Bug 1383442
| Summary: | Scheduled validation check for VCenter sets status to error and never re-validates | |||
|---|---|---|---|---|
| Product: | Red Hat CloudForms Management Engine | Reporter: | Jared Deubel <jdeubel> | |
| Component: | Appliance | Assignee: | Joe Rafaniello <jrafanie> | |
| Status: | CLOSED CURRENTRELEASE | QA Contact: | Alex Newman <anewman> | |
| Severity: | urgent | Docs Contact: | ||
| Priority: | urgent | |||
| Version: | 5.6.0 | CC: | abellott, cpelland, gblomqui, gtanzill, jcutter, jfrey, jhardy, obarenbo, simaishi | |
| Target Milestone: | GA | Keywords: | TestOnly | |
| Target Release: | 5.8.0 | |||
| Hardware: | Unspecified | |||
| OS: | Unspecified | |||
| Whiteboard: | vsphere | |||
| Fixed In Version: | 5.8.0.0 | Doc Type: | If docs needed, set a value | |
| Doc Text: | Story Points: | --- | ||
| Clone Of: | ||||
| : | 1391715 (view as bug list) | Environment: | ||
| Last Closed: | 2017-06-12 17:06:27 UTC | Type: | Bug | |
| Regression: | --- | Mount Type: | --- | |
| Documentation: | --- | CRM: | ||
| Verified Versions: | Category: | --- | ||
| oVirt Team: | --- | RHEL 7.3 requirements from Atomic Host: | ||
| Cloudforms Team: | VMware | Target Upstream Version: | ||
| Embargoed: | ||||
| Bug Depends On: | ||||
| Bug Blocks: | 1391715 | |||
|
Description
Jared Deubel
2016-10-10 15:46:42 UTC
There was a temporary network interruption that caused the credential validation to fail: WARN -- : MIQ(ManageIQ::Providers::Vmware::InfraManager#verify_credentials) #<HTTPClient::ConnectTimeoutError: execution expired> It did not try again for a full day, the workaround is to increase the frequency that credential validation is done.
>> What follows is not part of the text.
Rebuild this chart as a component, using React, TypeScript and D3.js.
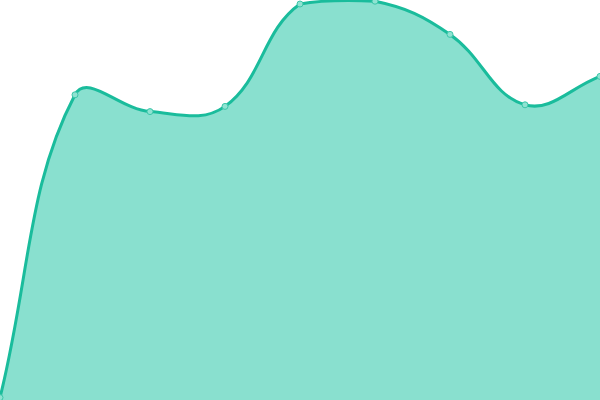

The proposed fix is to perform a retry with exponential backoff if a temporary error is encountered. Credential validation failed with the error HTTPClient::ConnectTimeoutError on 10-05 and 10-11. There are regular checks scheduled by the wk1 appliance from 09-21 - 09-30, then once on 10-04. The sched appliance starts regularly scheduling checks on 10-08 and 10-09, then on 10-11 it starts running auth checks every hour. This means that no authentication checks were being scheduled for many days to correct the invalid credentials. An MiqScheduleWorker appears to have been running the whole time so it is not clear why auth checks weren't being queued for that time period. Issue appears to be with the schedule worker, moving to appliance team. This was fixed in https://github.com/ManageIQ/manageiq/pull/11964 "This pull request: * Changes the default schedule for authentication check from 1.day to 1.hour * Implements retries for Unreachable and generic errors (errors that are not missing/invalid credentials) * The first retry occurs in 2 minutes, then 4, then 8, then 16 (last retry is scheduled ~30 minutes after the first failure * After the last failure, we'll fall back to the hourly schedule * There is some logic to prevent us from queueing up the same authentication check twice, although it's a bit more complicated than I like because the "in-flight" message that fails also tries to queue up a message and SHOULD even though the "in-flight" one is in the queue." It's available in the following downstream tags: 5.7.0.7 5.7.0.8 5.7.0.9 |